Write out the listing below exactly, and omit any images you find in it.

* START SOURCE EXCERPT *

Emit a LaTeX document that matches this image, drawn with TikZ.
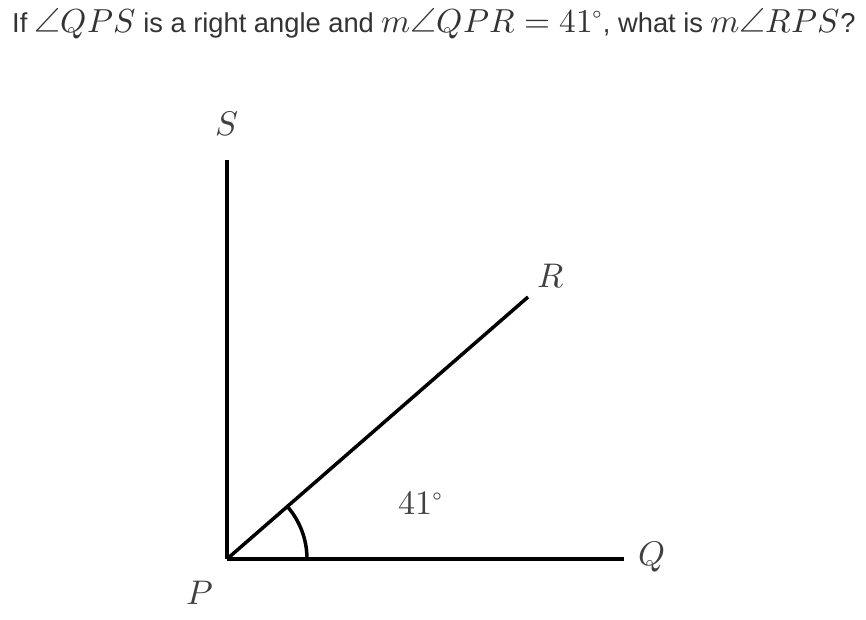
\documentclass[tikz,border=0pt]{standalone}
\usepackage{amsmath}
\usepackage{fontspec}
\usepackage{unicode-math}
\setmainfont{Liberation Sans}
\setmathfont{Latin Modern Math}[Scale=1.22]
\usepackage{tikz}

\begin{document}
\begin{tikzpicture}[x=1pt, y=-1pt,
    ray/.style={line width=3.5pt},
    lbl/.style={text=black!75, inner sep=0pt, font=\fontsize{28}{34}\selectfont}
]
\useasboundingbox (0,0) rectangle (866,620);
\node[anchor=west, inner sep=0pt, text=black!80, font=\fontsize{27.3}{32}\selectfont] (title) at (12,24)
    {If $\angle QPS$ is a right angle and $m\angle QPR=41^\circ$, what is $m\angle RPS$?};

\coordinate (p) at (227,559);
\coordinate (q) at (624,559);
\coordinate (r) at (528,297);
\coordinate (s) at (227,160);

\node[lbl] (lblS) at (227,124) {$S$};
\node[lbl] (lblR) at (551,276) {$R$};
\node[lbl] (lblQ) at (652,557) {$Q$};
\node[lbl] (lblP) at (200,593) {$P$};
\node[lbl] (lblA) at (421,503) {$41^\circ$};

\draw[ray] (p) -- (s);
\draw[ray] (p) -- (q);
\draw[ray] (p) -- (r);
\draw[ray] (p) ++(80,0) arc[start angle=0, end angle=-41, radius=80];
\end{tikzpicture}
\end{document}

* END SOURCE EXCERPT *

**ANSWER TO THE PROBLEM:**
Emit a LaTeX document that matches this image, drawn with TikZ.
\documentclass[tikz,border=0pt]{standalone}
\usepackage{amsmath}
\usepackage{fontspec}
\usepackage{unicode-math}
\setmainfont{Liberation Sans}
\setmathfont{Latin Modern Math}[Scale=1.22]
\usepackage{tikz}

\begin{document}
\begin{tikzpicture}[x=1pt, y=-1pt,
    ray/.style={line width=3.5pt},
    lbl/.style={text=black!75, inner sep=0pt, font=\fontsize{28}{34}\selectfont}
]
\useasboundingbox (0,0) rectangle (866,620);
\node[anchor=west, inner sep=0pt, text=black!80, font=\fontsize{27.3}{32}\selectfont] (title) at (12,24)
    {If $\angle QPS$ is a right angle and $m\angle QPR=41^\circ$, what is $m\angle RPS$?};

\coordinate (p) at (227,559);
\coordinate (q) at (624,559);
\coordinate (r) at (528,297);
\coordinate (s) at (227,160);

\node[lbl] (lblS) at (227,124) {$S$};
\node[lbl] (lblR) at (551,276) {$R$};
\node[lbl] (lblQ) at (652,557) {$Q$};
\node[lbl] (lblP) at (200,593) {$P$};
\node[lbl] (lblA) at (421,503) {$41^\circ$};

\draw[ray] (p) -- (s);
\draw[ray] (p) -- (q);
\draw[ray] (p) -- (r);
\draw[ray] (p) ++(80,0) arc[start angle=0, end angle=-41, radius=80];
\end{tikzpicture}
\end{document}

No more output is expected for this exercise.